_Stored dataset items_:
begin
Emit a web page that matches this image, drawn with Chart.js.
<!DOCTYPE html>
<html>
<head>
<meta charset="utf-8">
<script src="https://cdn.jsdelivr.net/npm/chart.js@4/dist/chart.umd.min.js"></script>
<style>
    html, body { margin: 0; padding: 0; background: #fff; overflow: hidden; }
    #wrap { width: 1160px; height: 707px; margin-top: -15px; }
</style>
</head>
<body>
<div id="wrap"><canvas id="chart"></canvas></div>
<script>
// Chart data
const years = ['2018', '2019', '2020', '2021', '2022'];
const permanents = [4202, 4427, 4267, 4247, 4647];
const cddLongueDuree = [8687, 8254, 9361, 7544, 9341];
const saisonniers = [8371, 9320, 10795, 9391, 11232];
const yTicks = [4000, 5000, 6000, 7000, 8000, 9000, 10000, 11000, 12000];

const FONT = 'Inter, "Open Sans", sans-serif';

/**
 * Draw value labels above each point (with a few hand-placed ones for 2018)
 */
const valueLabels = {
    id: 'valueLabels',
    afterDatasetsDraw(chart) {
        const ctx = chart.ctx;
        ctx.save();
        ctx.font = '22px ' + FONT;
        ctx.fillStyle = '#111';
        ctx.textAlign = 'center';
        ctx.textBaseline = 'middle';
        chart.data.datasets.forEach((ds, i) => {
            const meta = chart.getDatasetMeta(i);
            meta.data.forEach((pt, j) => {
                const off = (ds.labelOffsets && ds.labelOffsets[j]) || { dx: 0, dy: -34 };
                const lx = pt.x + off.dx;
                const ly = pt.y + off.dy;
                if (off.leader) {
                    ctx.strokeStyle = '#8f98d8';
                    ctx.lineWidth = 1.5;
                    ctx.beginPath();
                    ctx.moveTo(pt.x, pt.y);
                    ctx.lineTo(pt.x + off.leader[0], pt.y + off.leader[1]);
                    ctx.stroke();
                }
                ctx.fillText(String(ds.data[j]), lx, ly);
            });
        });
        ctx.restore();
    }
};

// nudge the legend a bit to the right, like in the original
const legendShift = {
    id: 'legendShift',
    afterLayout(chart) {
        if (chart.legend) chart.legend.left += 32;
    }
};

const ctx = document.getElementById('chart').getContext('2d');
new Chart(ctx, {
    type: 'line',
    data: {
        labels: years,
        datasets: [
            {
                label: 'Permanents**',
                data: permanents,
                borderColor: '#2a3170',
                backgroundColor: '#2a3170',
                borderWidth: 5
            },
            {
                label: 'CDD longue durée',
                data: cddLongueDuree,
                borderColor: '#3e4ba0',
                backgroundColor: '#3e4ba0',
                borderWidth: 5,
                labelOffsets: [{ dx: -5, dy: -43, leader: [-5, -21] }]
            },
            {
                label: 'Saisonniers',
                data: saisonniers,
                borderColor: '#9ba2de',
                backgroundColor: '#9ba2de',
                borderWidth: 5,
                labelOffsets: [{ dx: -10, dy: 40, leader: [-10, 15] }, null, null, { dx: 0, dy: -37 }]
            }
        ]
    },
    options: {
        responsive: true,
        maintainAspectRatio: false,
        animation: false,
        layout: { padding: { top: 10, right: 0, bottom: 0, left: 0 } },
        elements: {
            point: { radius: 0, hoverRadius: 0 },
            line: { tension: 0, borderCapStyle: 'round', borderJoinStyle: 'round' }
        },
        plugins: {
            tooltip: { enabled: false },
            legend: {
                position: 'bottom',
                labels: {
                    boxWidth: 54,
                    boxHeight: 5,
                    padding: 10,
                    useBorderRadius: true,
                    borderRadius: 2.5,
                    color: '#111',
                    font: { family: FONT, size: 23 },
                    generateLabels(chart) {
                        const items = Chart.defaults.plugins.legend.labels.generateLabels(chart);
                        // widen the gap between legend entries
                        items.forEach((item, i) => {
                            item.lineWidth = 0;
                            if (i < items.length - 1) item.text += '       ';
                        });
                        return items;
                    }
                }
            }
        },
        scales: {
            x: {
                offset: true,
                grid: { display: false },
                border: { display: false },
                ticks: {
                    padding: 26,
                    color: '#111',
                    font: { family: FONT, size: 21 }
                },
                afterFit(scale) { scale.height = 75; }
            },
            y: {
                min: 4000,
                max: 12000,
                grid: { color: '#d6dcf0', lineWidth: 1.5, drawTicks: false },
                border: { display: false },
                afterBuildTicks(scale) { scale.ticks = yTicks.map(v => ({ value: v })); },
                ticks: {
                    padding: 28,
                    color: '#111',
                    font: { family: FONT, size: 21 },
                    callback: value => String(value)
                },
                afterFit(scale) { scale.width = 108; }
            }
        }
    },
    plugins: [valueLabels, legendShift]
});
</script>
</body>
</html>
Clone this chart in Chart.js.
end
_What you need to do_: Extract all the entries word for word.

_Answer to the exercise_:
Emit a web page that matches this image, drawn with Chart.js.
<!DOCTYPE html>
<html>
<head>
<meta charset="utf-8">
<script src="https://cdn.jsdelivr.net/npm/chart.js@4/dist/chart.umd.min.js"></script>
<style>
    html, body { margin: 0; padding: 0; background: #fff; overflow: hidden; }
    #wrap { width: 1160px; height: 707px; margin-top: -15px; }
</style>
</head>
<body>
<div id="wrap"><canvas id="chart"></canvas></div>
<script>
// Chart data
const years = ['2018', '2019', '2020', '2021', '2022'];
const permanents = [4202, 4427, 4267, 4247, 4647];
const cddLongueDuree = [8687, 8254, 9361, 7544, 9341];
const saisonniers = [8371, 9320, 10795, 9391, 11232];
const yTicks = [4000, 5000, 6000, 7000, 8000, 9000, 10000, 11000, 12000];

const FONT = 'Inter, "Open Sans", sans-serif';

/**
 * Draw value labels above each point (with a few hand-placed ones for 2018)
 */
const valueLabels = {
    id: 'valueLabels',
    afterDatasetsDraw(chart) {
        const ctx = chart.ctx;
        ctx.save();
        ctx.font = '22px ' + FONT;
        ctx.fillStyle = '#111';
        ctx.textAlign = 'center';
        ctx.textBaseline = 'middle';
        chart.data.datasets.forEach((ds, i) => {
            const meta = chart.getDatasetMeta(i);
            meta.data.forEach((pt, j) => {
                const off = (ds.labelOffsets && ds.labelOffsets[j]) || { dx: 0, dy: -34 };
                const lx = pt.x + off.dx;
                const ly = pt.y + off.dy;
                if (off.leader) {
                    ctx.strokeStyle = '#8f98d8';
                    ctx.lineWidth = 1.5;
                    ctx.beginPath();
                    ctx.moveTo(pt.x, pt.y);
                    ctx.lineTo(pt.x + off.leader[0], pt.y + off.leader[1]);
                    ctx.stroke();
                }
                ctx.fillText(String(ds.data[j]), lx, ly);
            });
        });
        ctx.restore();
    }
};

// nudge the legend a bit to the right, like in the original
const legendShift = {
    id: 'legendShift',
    afterLayout(chart) {
        if (chart.legend) chart.legend.left += 32;
    }
};

const ctx = document.getElementById('chart').getContext('2d');
new Chart(ctx, {
    type: 'line',
    data: {
        labels: years,
        datasets: [
            {
                label: 'Permanents**',
                data: permanents,
                borderColor: '#2a3170',
                backgroundColor: '#2a3170',
                borderWidth: 5
            },
            {
                label: 'CDD longue durée',
                data: cddLongueDuree,
                borderColor: '#3e4ba0',
                backgroundColor: '#3e4ba0',
                borderWidth: 5,
                labelOffsets: [{ dx: -5, dy: -43, leader: [-5, -21] }]
            },
            {
                label: 'Saisonniers',
                data: saisonniers,
                borderColor: '#9ba2de',
                backgroundColor: '#9ba2de',
                borderWidth: 5,
                labelOffsets: [{ dx: -10, dy: 40, leader: [-10, 15] }, null, null, { dx: 0, dy: -37 }]
            }
        ]
    },
    options: {
        responsive: true,
        maintainAspectRatio: false,
        animation: false,
        layout: { padding: { top: 10, right: 0, bottom: 0, left: 0 } },
        elements: {
            point: { radius: 0, hoverRadius: 0 },
            line: { tension: 0, borderCapStyle: 'round', borderJoinStyle: 'round' }
        },
        plugins: {
            tooltip: { enabled: false },
            legend: {
                position: 'bottom',
                labels: {
                    boxWidth: 54,
                    boxHeight: 5,
                    padding: 10,
                    useBorderRadius: true,
                    borderRadius: 2.5,
                    color: '#111',
                    font: { family: FONT, size: 23 },
                    generateLabels(chart) {
                        const items = Chart.defaults.plugins.legend.labels.generateLabels(chart);
                        // widen the gap between legend entries
                        items.forEach((item, i) => {
                            item.lineWidth = 0;
                            if (i < items.length - 1) item.text += '       ';
                        });
                        return items;
                    }
                }
            }
        },
        scales: {
            x: {
                offset: true,
                grid: { display: false },
                border: { display: false },
                ticks: {
                    padding: 26,
                    color: '#111',
                    font: { family: FONT, size: 21 }
                },
                afterFit(scale) { scale.height = 75; }
            },
            y: {
                min: 4000,
                max: 12000,
                grid: { color: '#d6dcf0', lineWidth: 1.5, drawTicks: false },
                border: { display: false },
                afterBuildTicks(scale) { scale.ticks = yTicks.map(v => ({ value: v })); },
                ticks: {
                    padding: 28,
                    color: '#111',
                    font: { family: FONT, size: 21 },
                    callback: value => String(value)
                },
                afterFit(scale) { scale.width = 108; }
            }
        }
    },
    plugins: [valueLabels, legendShift]
});
</script>
</body>
</html>
Clone this chart in Chart.js.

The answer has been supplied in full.